[Start Source data]
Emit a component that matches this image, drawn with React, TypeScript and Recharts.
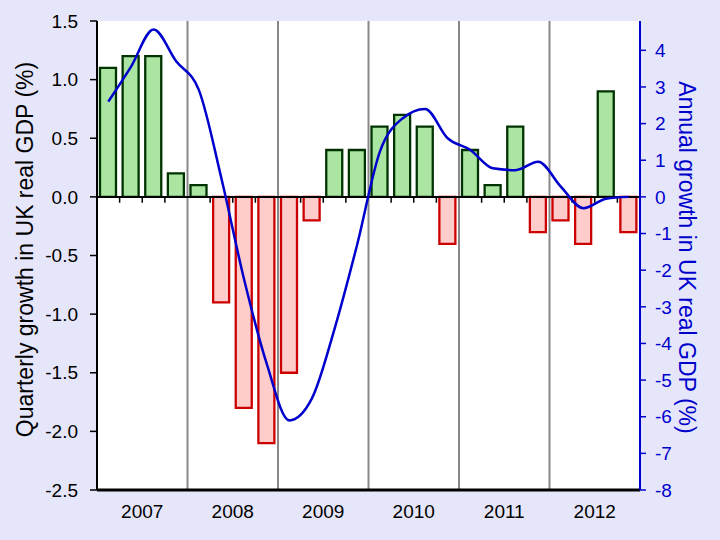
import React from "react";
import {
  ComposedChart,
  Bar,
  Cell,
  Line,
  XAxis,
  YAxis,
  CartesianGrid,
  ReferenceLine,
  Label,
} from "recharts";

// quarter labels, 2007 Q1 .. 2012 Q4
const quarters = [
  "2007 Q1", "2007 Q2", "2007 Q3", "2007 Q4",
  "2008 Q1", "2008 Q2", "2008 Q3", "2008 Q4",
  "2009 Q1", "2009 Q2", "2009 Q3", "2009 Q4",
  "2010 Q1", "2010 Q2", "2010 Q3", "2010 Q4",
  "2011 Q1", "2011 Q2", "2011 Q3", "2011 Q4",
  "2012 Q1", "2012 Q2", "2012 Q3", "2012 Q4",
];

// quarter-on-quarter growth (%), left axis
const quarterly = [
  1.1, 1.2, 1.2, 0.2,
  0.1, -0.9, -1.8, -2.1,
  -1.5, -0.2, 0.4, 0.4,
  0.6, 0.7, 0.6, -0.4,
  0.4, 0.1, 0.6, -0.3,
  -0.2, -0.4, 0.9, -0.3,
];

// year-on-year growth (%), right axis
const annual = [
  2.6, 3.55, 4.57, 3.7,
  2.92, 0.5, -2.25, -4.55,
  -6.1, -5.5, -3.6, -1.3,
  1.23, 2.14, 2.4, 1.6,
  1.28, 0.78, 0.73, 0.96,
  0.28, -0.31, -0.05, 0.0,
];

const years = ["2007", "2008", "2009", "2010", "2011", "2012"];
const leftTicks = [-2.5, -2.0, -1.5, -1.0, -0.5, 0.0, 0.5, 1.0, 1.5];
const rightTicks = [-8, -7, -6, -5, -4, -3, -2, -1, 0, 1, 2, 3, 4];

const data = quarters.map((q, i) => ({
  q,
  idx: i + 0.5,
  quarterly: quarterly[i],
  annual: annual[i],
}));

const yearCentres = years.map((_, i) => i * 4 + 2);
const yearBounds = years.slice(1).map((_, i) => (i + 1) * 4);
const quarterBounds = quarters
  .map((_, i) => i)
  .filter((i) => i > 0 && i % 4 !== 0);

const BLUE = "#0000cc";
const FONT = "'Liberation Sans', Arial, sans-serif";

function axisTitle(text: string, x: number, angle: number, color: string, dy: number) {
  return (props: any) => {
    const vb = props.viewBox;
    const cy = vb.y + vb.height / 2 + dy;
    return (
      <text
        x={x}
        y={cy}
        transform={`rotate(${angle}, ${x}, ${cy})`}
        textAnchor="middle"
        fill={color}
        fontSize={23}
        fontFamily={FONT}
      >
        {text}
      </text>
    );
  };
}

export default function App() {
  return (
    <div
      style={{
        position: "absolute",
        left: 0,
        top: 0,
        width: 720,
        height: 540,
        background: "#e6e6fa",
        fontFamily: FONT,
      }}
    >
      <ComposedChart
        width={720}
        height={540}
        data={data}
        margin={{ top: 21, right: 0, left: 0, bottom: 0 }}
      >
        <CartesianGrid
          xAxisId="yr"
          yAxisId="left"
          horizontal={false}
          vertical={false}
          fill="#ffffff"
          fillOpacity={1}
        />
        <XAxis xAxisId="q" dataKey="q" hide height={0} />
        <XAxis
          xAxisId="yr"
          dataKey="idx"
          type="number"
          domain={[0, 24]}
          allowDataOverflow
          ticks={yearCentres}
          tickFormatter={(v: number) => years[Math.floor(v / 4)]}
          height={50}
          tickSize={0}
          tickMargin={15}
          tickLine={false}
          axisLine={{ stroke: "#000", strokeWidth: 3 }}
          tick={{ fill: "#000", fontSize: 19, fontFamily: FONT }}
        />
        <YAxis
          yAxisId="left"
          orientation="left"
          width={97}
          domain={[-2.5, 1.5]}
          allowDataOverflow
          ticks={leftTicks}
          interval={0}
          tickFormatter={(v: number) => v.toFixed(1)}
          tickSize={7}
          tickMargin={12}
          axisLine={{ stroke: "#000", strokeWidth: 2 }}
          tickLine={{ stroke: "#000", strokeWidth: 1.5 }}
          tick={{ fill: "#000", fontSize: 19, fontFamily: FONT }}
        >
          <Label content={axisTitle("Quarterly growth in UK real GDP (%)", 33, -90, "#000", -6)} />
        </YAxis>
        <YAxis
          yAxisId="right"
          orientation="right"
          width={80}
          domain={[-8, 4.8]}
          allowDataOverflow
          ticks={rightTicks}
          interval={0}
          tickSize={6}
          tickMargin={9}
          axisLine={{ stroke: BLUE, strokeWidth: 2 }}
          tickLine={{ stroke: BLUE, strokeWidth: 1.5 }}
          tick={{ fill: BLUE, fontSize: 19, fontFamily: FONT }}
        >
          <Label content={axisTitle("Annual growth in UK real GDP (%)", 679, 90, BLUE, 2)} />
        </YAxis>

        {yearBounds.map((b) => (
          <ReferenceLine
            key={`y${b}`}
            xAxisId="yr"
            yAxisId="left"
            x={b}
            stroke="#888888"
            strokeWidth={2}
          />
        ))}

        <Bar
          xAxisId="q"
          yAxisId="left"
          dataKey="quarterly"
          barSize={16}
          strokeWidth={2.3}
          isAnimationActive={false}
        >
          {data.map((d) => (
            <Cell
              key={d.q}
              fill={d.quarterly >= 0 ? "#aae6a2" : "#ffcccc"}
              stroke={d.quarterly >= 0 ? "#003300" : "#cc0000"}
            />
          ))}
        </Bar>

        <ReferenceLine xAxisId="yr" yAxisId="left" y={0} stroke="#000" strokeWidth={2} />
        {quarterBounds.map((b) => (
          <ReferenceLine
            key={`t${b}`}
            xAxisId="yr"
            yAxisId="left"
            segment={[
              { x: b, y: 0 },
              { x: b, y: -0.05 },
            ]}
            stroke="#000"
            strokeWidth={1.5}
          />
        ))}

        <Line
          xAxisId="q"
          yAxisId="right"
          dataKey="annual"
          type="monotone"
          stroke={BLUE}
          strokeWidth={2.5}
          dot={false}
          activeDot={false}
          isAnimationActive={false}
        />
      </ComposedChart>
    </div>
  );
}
[End Source data]
What the exercise asks: Write out exactly the lines between the start of the data and the line with "0, 1, 2, 3, 4];", including both, but none of the pictures.

Solution to this exercise:
Emit a component that matches this image, drawn with React, TypeScript and Recharts.
import React from "react";
import {
  ComposedChart,
  Bar,
  Cell,
  Line,
  XAxis,
  YAxis,
  CartesianGrid,
  ReferenceLine,
  Label,
} from "recharts";

// quarter labels, 2007 Q1 .. 2012 Q4
const quarters = [
  "2007 Q1", "2007 Q2", "2007 Q3", "2007 Q4",
  "2008 Q1", "2008 Q2", "2008 Q3", "2008 Q4",
  "2009 Q1", "2009 Q2", "2009 Q3", "2009 Q4",
  "2010 Q1", "2010 Q2", "2010 Q3", "2010 Q4",
  "2011 Q1", "2011 Q2", "2011 Q3", "2011 Q4",
  "2012 Q1", "2012 Q2", "2012 Q3", "2012 Q4",
];

// quarter-on-quarter growth (%), left axis
const quarterly = [
  1.1, 1.2, 1.2, 0.2,
  0.1, -0.9, -1.8, -2.1,
  -1.5, -0.2, 0.4, 0.4,
  0.6, 0.7, 0.6, -0.4,
  0.4, 0.1, 0.6, -0.3,
  -0.2, -0.4, 0.9, -0.3,
];

// year-on-year growth (%), right axis
const annual = [
  2.6, 3.55, 4.57, 3.7,
  2.92, 0.5, -2.25, -4.55,
  -6.1, -5.5, -3.6, -1.3,
  1.23, 2.14, 2.4, 1.6,
  1.28, 0.78, 0.73, 0.96,
  0.28, -0.31, -0.05, 0.0,
];

const years = ["2007", "2008", "2009", "2010", "2011", "2012"];
const leftTicks = [-2.5, -2.0, -1.5, -1.0, -0.5, 0.0, 0.5, 1.0, 1.5];
const rightTicks = [-8, -7, -6, -5, -4, -3, -2, -1, 0, 1, 2, 3, 4];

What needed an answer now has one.